Bayesian Teaching for Persistent User Modelling in LLMs
Most LLM personalisation methods model user preferences at the task level — they don't generalise across domains. This dissertation asks whether stable Big Five personality traits provide a more robust substrate, by extending the Qiu et al. (2026) Bayesian teaching framework from task-level preferences to higher-order trait inference.
Approach
A six-stage Bayesian-teaching pipeline
A complete hypothesis space of 3,125 synthetic users was generated by enumerating all combinations of five Big Five trait values on a 1–5 scale. Each synthetic user answered the 50-item IPIP questionnaire under a Graded Response Model noise process. A Bayesian teacher maintained a posterior over the 3,125 hypotheses, updating after every response — producing 15,625 conversation traces used to fine-tune six open-weight LLMs.
Mechanism
Try the Bayesian update step
The bars below show a posterior over a synthetic user's Openness score on a 1–5 scale. The model starts uniform — it knows nothing. Each Likert answer the user submits updates the posterior using a simplified item likelihood; the same kind of update the Bayesian teacher performs over the full 3,125-user hypothesis space, item by item.

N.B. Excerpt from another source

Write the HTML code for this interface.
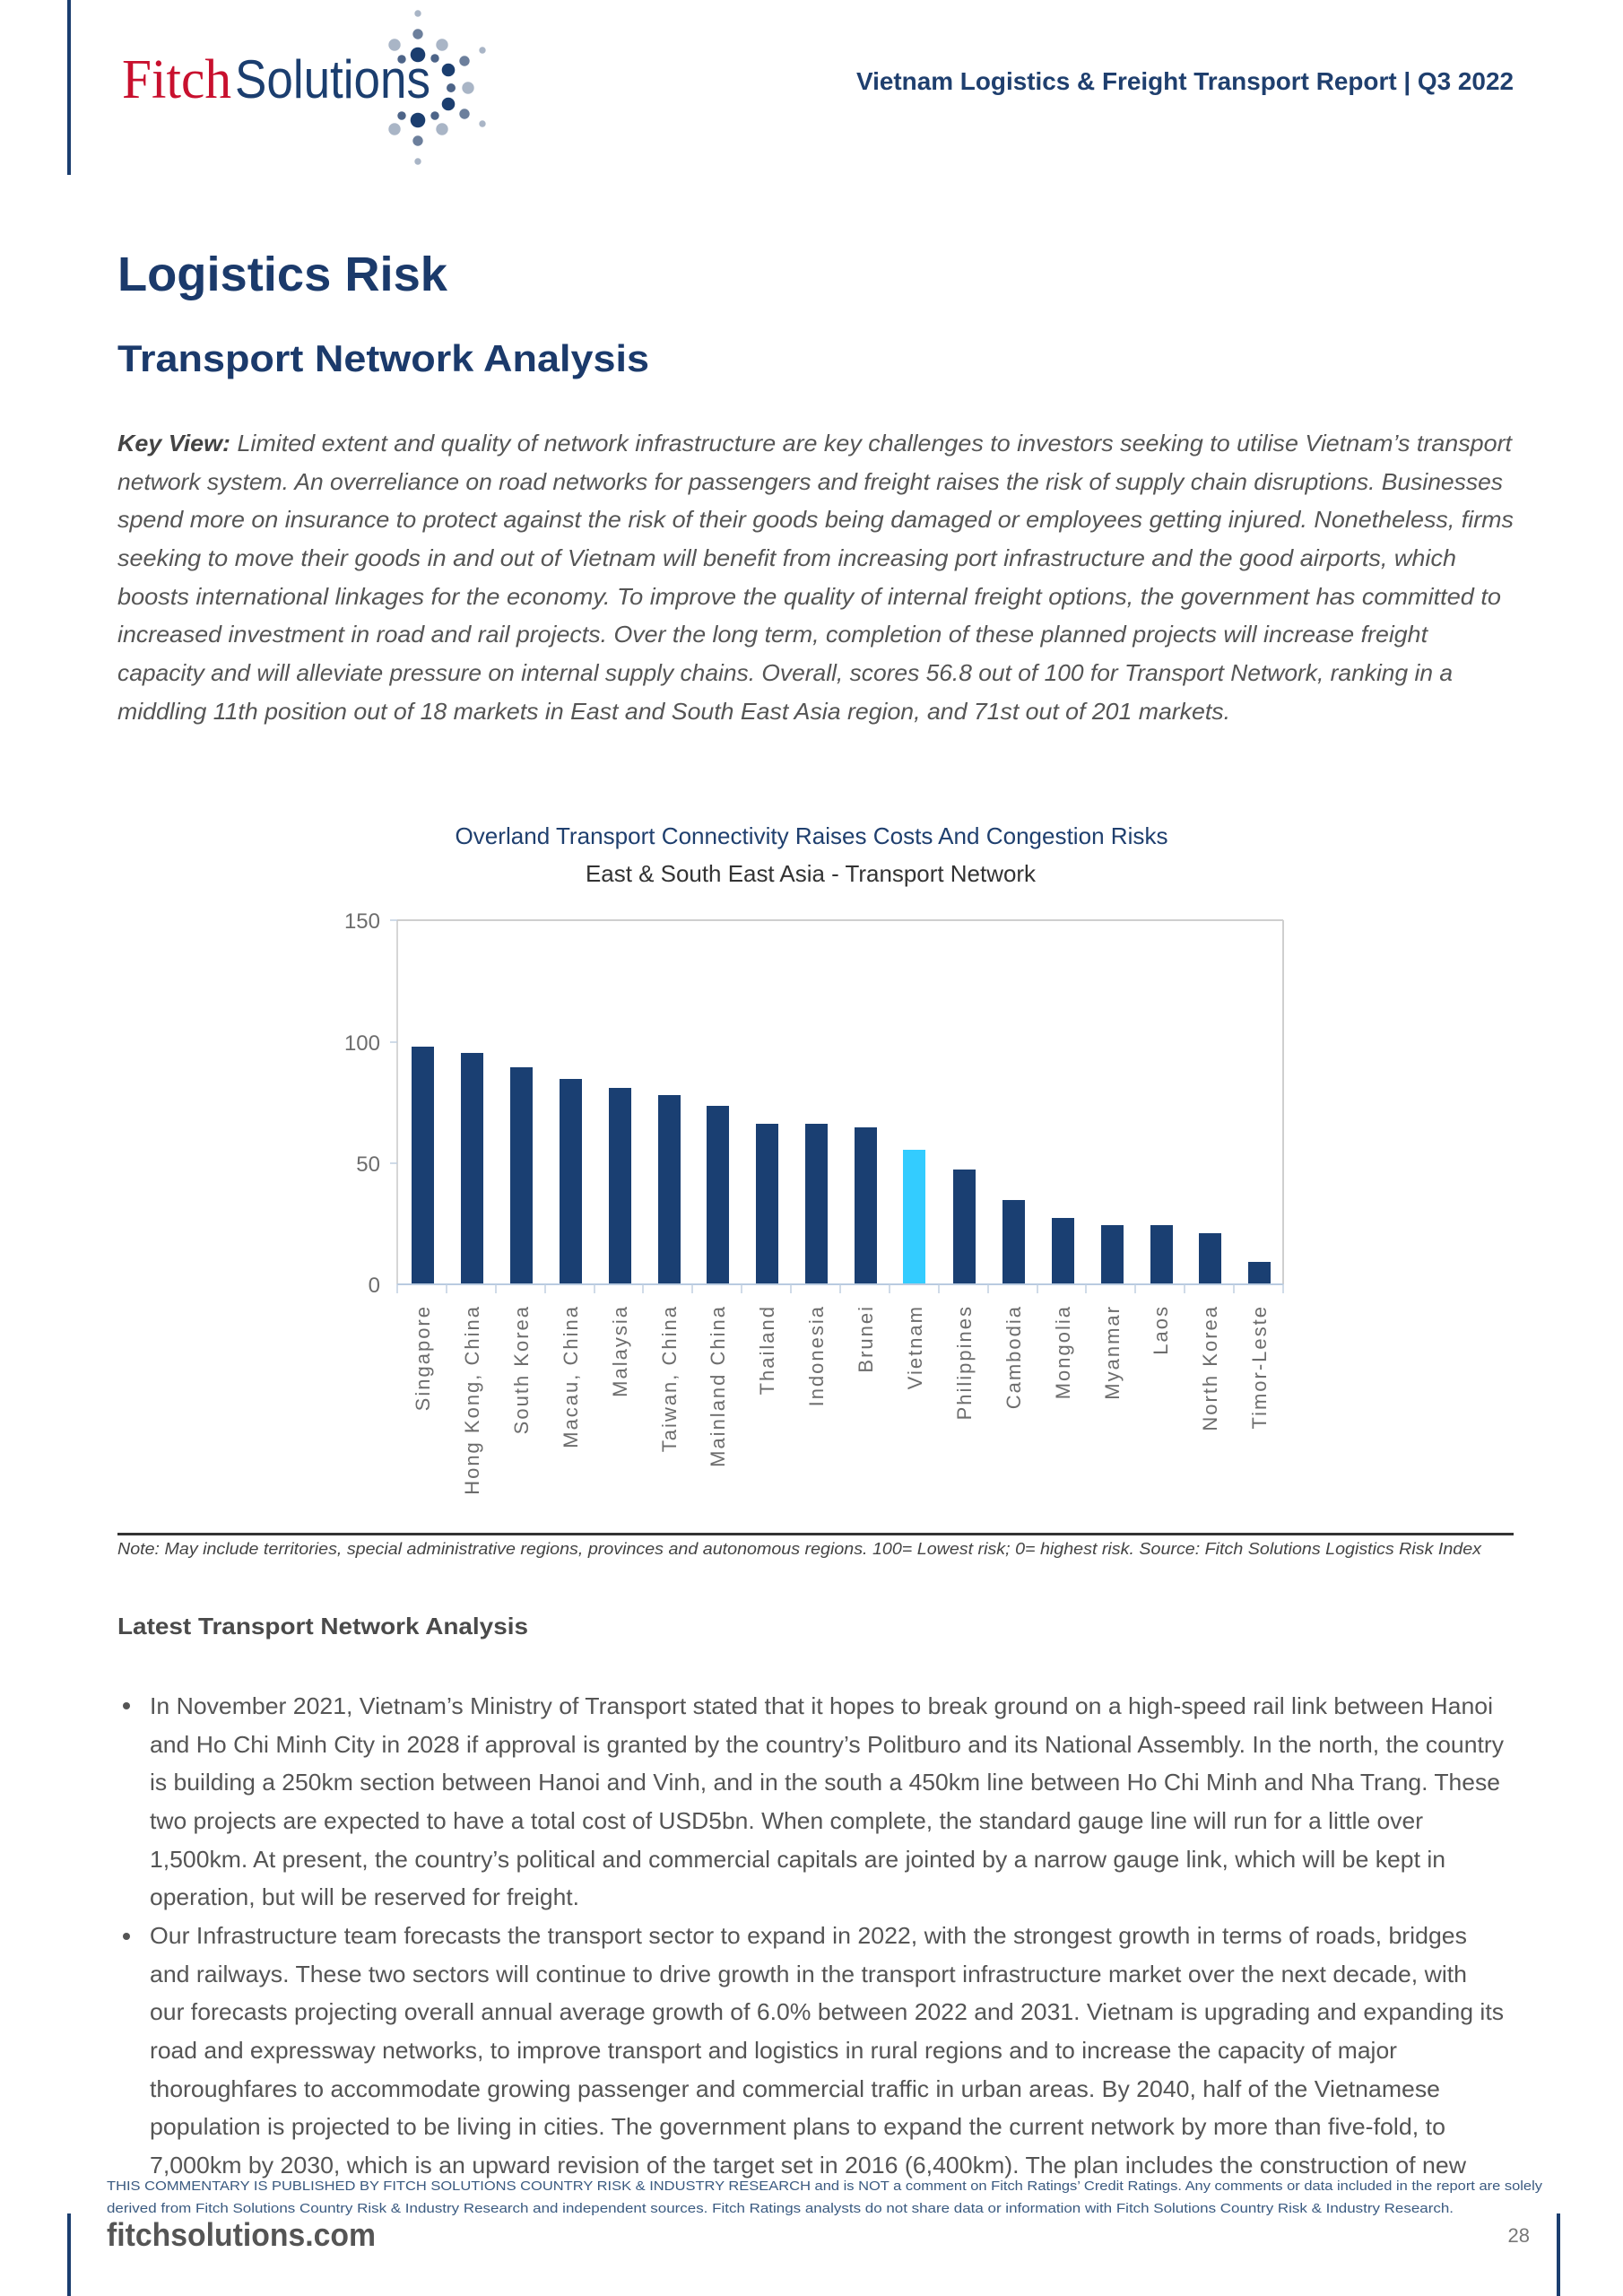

Q1.I have a vivid imagination.
Q2.I'm full of ideas.
Q3.I enjoy thinking about abstract concepts.
Q4.I'm interested in many different things.
Results
Six fine-tuned LLMs converged to the Bayesian teacher
| Metric | Baseline | Fine-tuned | Bayesian teacher |
|---|---|---|---|
| Within-task accuracy | 26.7 – 39.4% | 53.1 – 53.4% | 53.6% |
| Teacher agreement | 24.8 – 50.2% | 91.6 – 96.3% | — |
| Predictive entropy | 0.13 – 0.99 | 1.05 – 1.15 | 1.14 |
| Human validation (n=12) | ~40% | ~51% | — |
| Cross-task transfer (3 of 6) | 32.3 – 48.8% | 44.7 – 51.6% | — |
All six fine-tuned models matched the Bayesian teacher within 0.5 percentage points on the 50-item questionnaire. The KL-divergence training objective preserved the teacher's calibrated uncertainty — five of the six models stayed within 0.022 nats of the teacher's predictive entropy, where standard cross-entropy training in early experiments had produced logit collapse with 98% probability mass on a single token.
Critically: the personality model transferred to a structurally different task. With zero flight-specific training data, the three models tested on flight recommendation improved from 32–49% to 45–52% — direct evidence that the trained behaviour was not a questionnaire-specific pattern.
Surprise
Action without report
“Fine-tuning produced models that acted on personality without being able to report it — a dissociation between action and report that appears to be induced by the training method itself.”
A side-channel probe asked the fine-tuned models to state their belief about each trait directly (“On a scale of 1 to 5, what is this user's level of Openness?”). Belief tracking was inconsistent and model-dependent. The most extreme case: Qwen 14B with full personality context achieved the highest stated-belief correlation (r = +0.81) yet the lowest fine-tuned accuracy on flight recommendation (43.1%).
The likely cause is structural. During training each questionnaire item loaded on exactly one trait, so corrective signal was unambiguous. Flight feedback was different: a single accept/reject was jointly determined by Openness, Conscientiousness, and Emotional Stability, so the per-trait attribution was ambiguous. The models learned how to act on personality, not how to describe it — a procedural rather than declarative skill.
Caveats
Limits and what comes next
Limitations
- Cross-task feedback coupled three traits, making per-trait attribution ambiguous.
- Trait-to-flight mapping was deliberately arbitrary, not psychometrically grounded.
- Belief probe was a single-token forced choice — a narrow channel.
- Human validation used n=12 participants.
- Train/test split shuffled at the episode level, not the user level.
Future work
- Single-trait downstream tasks to isolate per-trait belief tracking.
- Psychometrically grounded trait-to-feature mappings.
- Scaling tests at 70B+ to check whether the dissociation persists.
- Personality representations beyond the Big Five.